From Peru comes Josué Méndez‘s superb “Dias de Santiago,” a look at an ex-soldier, who after “six years of battling terrorists, the Peruvian drug mafia, and a nationalist war against Ecuador,” finds out there’s no place for him in civilization. There are also no funds available for 23-year-old Santiago to take computer lessons, his father is molesting his younger sister, and his brother is a sadist. What else is there to do but turn to crime or drive a taxi? This is existentialist fare at its best.
Wunderkind François Ozon, critically acclaimed for his “Water Drops on Burning Rocks” and “Swimming Pool,” revealed his latest effort, “5×2.” This is a look at Marian and Gilles’ marriage from divorce to their first meeting. Yes, it travels backward in time in five scenes, and once again Ozon proves he is a master. There are homosexual elements here, of course, as there are in almost all his features. Gilles has a gay brother with a much younger, unfaithful lover. And at a post-dinner chat, Gilles reveals he allowed himself to get screwed at an orgy in front of Marian so he could experience what his sibling feels during sex. Now that’s a nicely liberated straight brother.

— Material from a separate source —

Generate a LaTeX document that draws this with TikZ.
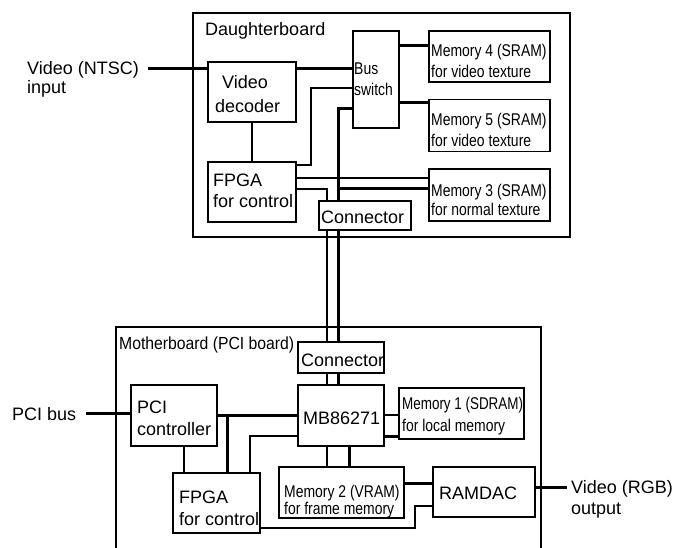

Michael Winterbottom’s “Nine Songs” proved that nonstop sex intercut with alternative music can be exceedingly boring.
Jim Tushinski‘s masterful “That Man: Peter Berlin” is a fascinating look at gay porn icon Peter Berlin, a blond god of the seventies whose crotch became an international cause worshipped by the likes of Andy Warhol. This is how Berlin manufactured his persona and then eventually receded into an apartment in San Francisco decades later — an rousing, arousing work.
Susan Kaplan‘s “Three of Hearts” is a documentary about a threesome: two “bisexual men” and a woman. Can they get married and have children and live happily after? They do for 13 years before all hell breaks loose. Here’s another doc with feature possibilities.
Also worthy is Luc Jacquet’s magnificent look at the survival of cold birds: “The March of the Penguins.”
The film that caused more buzz than it deserved was Scott Coffey‘s “Ellie Parker.” This low-budget effort about a struggling, shallow L.A. actress who has nightmare auditions, gets rear-ended on a side street, and whose date discovers he’s gay after copulating with her stars a sensational Naomi Watts. But she’s basically the only great thing in this highly uneven flick. So why did she make it? Ask her agent who must be crying.
Other worthies: Arsen Anton Ostojic‘s Croation, violent, drug-filled ode to Tarantino, “A Wonderful Night in Split“; Maarek Hob‘s potent “In the Battlefields“: a young girl’s coming of age in an embattled Lebanon; and Susanne Bier‘s emotionally commanding “Brothers,” in which another soldier, this time a Danish one, falls apart after being tortured.